There was only one thing to do: fake ID! We simply left the cat's old tag on her collar, with a Toronto phone number. The by-law cops would never know what to do. The cat went one better, returning from a nocturnal prowl without the collar and tag, and she's gone incognito ever since.
Of course the reality is somewhat different. Our streets are crawling with cats. Nobody cares. They come and go as they please. But all it takes is one cranky old fart who thinks someone is crapping in his rose garden (the same personality type that grasses on neighbours who don't shovel their walks religiously) to ruin it for everyone.
I know this happens, because a friend's cat Simon was ticketed and fined $55 - $55! - a few years ago. The ticket said "cat at large", which was pretty funny considering that Simon is a foul-tempered thirty pound lard-ball who once dislocated his shoulder jumping down from the bed, and had to have a ramp built so that he could slurp his fat ass on and off the couch.

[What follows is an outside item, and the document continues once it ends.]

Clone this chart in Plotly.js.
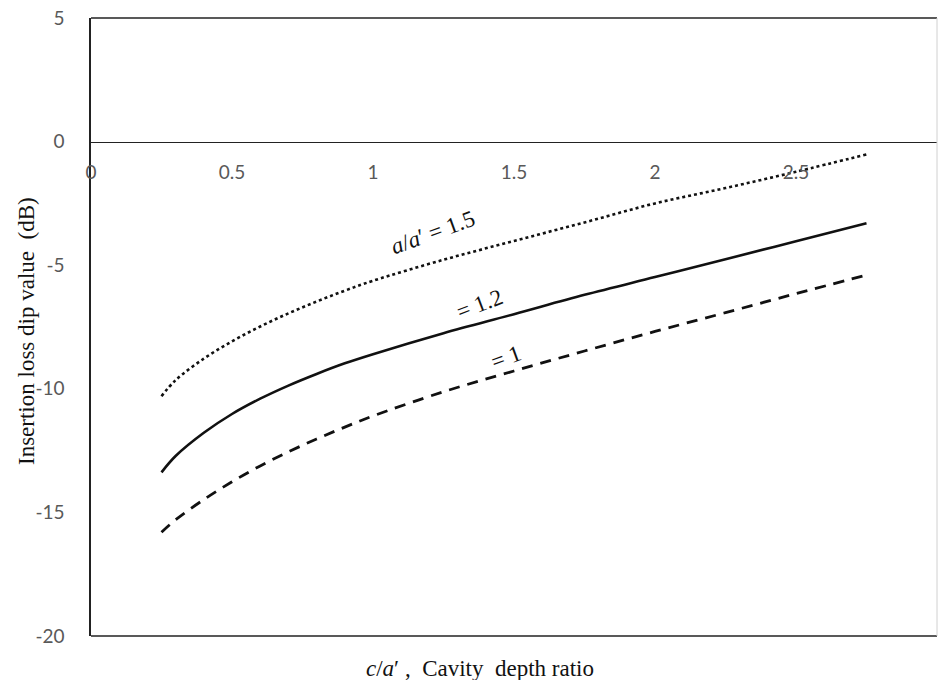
<!DOCTYPE html>
<html>
<head>
<meta charset="utf-8">
<script src="https://cdn.plot.ly/plotly-3.0.1.min.js"></script>
<style>html,body{margin:0;padding:0;background:#fff;}#chart{width:938px;height:680px;}</style>
</head>
<body>
<div id="chart"></div>
<script>
// c/a' values (cavity depth ratio)
const depthRatio = [0.25, 0.3, 0.4, 0.5, 0.6, 0.7, 0.8, 0.9, 1.0, 1.25, 1.5, 1.75, 2.0, 2.25, 2.5, 2.75];
// insertion loss dip (dB) for a/a' = 1.5, 1.2, 1
const dip_15 = [-10.30, -9.65, -8.78, -8.08, -7.48, -6.95, -6.47, -6.03, -5.63, -4.78, -4.02, -3.27, -2.50, -1.88, -1.22, -0.52];
const dip_12 = [-13.38, -12.72, -11.78, -11.02, -10.40, -9.87, -9.40, -8.97, -8.60, -7.75, -6.98, -6.20, -5.48, -4.76, -4.03, -3.30];
const dip_10 = [-15.80, -15.30, -14.48, -13.76, -13.12, -12.55, -12.03, -11.55, -11.10, -10.12, -9.28, -8.47, -7.68, -6.92, -6.15, -5.40];
const xTickVals = [0, 0.5, 1, 1.5, 2, 2.5, 3];
const xTickText = ['0', '0.5', '1', '1.5', '2', '2.5', '3'];
const yTickVals = [5, 0, -5, -10, -15, -20];
const yTickText = ['5', '0', '-5', '-10', '-15', '-20'];
const curveLabels = ["<i>a</i>/<i>a</i>′ = 1.5", "= 1.2", "= 1"];

const serif = "Liberation Serif, Times New Roman, serif";
const sans = "Lato, Liberation Sans, sans-serif";

const traces = [
  {x: depthRatio, y: dip_15, mode: 'lines', line: {color: '#111', width: 2.6, dash: 'dot', shape: 'spline'}},
  {x: depthRatio, y: dip_12, mode: 'lines', line: {color: '#111', width: 2.6, shape: 'spline'}},
  {x: depthRatio, y: dip_10, mode: 'lines', line: {color: '#111', width: 2.8, dash: '11px,8px', shape: 'spline'}}
];

const layout = {
  width: 938, height: 680,
  margin: {l: 91, r: 1, t: 18, b: 44},
  paper_bgcolor: '#fff', plot_bgcolor: '#fff',
  showlegend: false,
  xaxis: {
    range: [0, 3], tickvals: xTickVals, ticktext: xTickText,
    anchor: 'free', position: 0.8,
    showline: true, linecolor: '#222', linewidth: 1.6,
    showgrid: false, zeroline: false, ticks: '',
    ticklabelstandoff: 13,
    tickfont: {family: sans, size: 19, color: '#595959'}
  },
  yaxis: {
    range: [-20, 5], tickvals: yTickVals, ticktext: yTickText,
    showline: true, linecolor: '#222', linewidth: 1.6,
    showgrid: false, zeroline: false, ticks: '',
    ticklabelstandoff: 21,
    tickfont: {family: sans, size: 19, color: '#595959'}
  },
  shapes: [
    {type: 'line', xref: 'paper', yref: 'paper', x0: 0, x1: 1, y0: 1, y1: 1, line: {color: '#222', width: 1.6}},
    {type: 'line', xref: 'paper', yref: 'paper', x0: 0, x1: 1, y0: 0, y1: 0, line: {color: '#222', width: 1.6}},
    {type: 'line', xref: 'paper', yref: 'paper', x0: 1, x1: 1, y0: 0, y1: 1, line: {color: '#d0d0d0', width: 1}}
  ],
  annotations: [
    {xref: 'x', yref: 'y', x: 1.213, y: -3.68, text: curveLabels[0], showarrow: false, textangle: -20,
     font: {family: serif, size: 23, color: '#111'}},
    {xref: 'x', yref: 'y', x: 1.376, y: -6.60, text: curveLabels[1], showarrow: false, textangle: -21,
     font: {family: serif, size: 23, color: '#111'}},
    {xref: 'x', yref: 'y', x: 1.472, y: -8.74, text: curveLabels[2], showarrow: false, textangle: -20,
     font: {family: serif, size: 23, color: '#111'}},
    {xref: 'paper', yref: 'paper', x: (480 - 91) / 846, y: -(668 - 636) / 618, xanchor: 'center', yanchor: 'middle',
     text: "<i>c</i>/<i>a</i>′ ,&nbsp; Cavity&nbsp; depth ratio", showarrow: false,
     font: {family: serif, size: 23, color: '#111'}},
    {xref: 'paper', yref: 'paper', x: -(91 - 27) / 846, y: (636 - 331) / 618, xanchor: 'center', yanchor: 'middle',
     text: "Insertion loss dip value&nbsp; (dB)", showarrow: false, textangle: -90,
     font: {family: serif, size: 23, color: '#111'}}
  ]
};

Plotly.newPlot('chart', traces, layout, {displayModeBar: false, staticPlot: true});
</script>
</body>
</html>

Then again, maybe that's not the sort of beast you want shitting on your roses.
iii. Other, edgier things that probably should never be aired
The first time I took my daughter to a busy playground in Calgary all I could see were endless ranks of little blond, blue-eyed children. For a second I thought we'd landed in a Nazi breeding farm. Hey, Alberta is multicultural: it has Swedes AND Norwegians! Angles AND Saxons!
Reactionary politics. I actually saw a real, live Alberta Separatist on the weekend, displaying literature at the flea market. Unfortunately he didn't have any bumper stickers for sale that I could send to friends back in Ontario. My feeling on this question is fine, do whatever you want, just give me six months' notice so that I can sell my house and hightail it out of here.
What is with the constant, paranoid loathing of Ottawa? People who weren't even alive in the 1970s talk about the National Energy Program as if it were the Holocaust. Worse than the Holocaust, given the prevailing view around some parts of the province is that it's all a pack of lies anyway.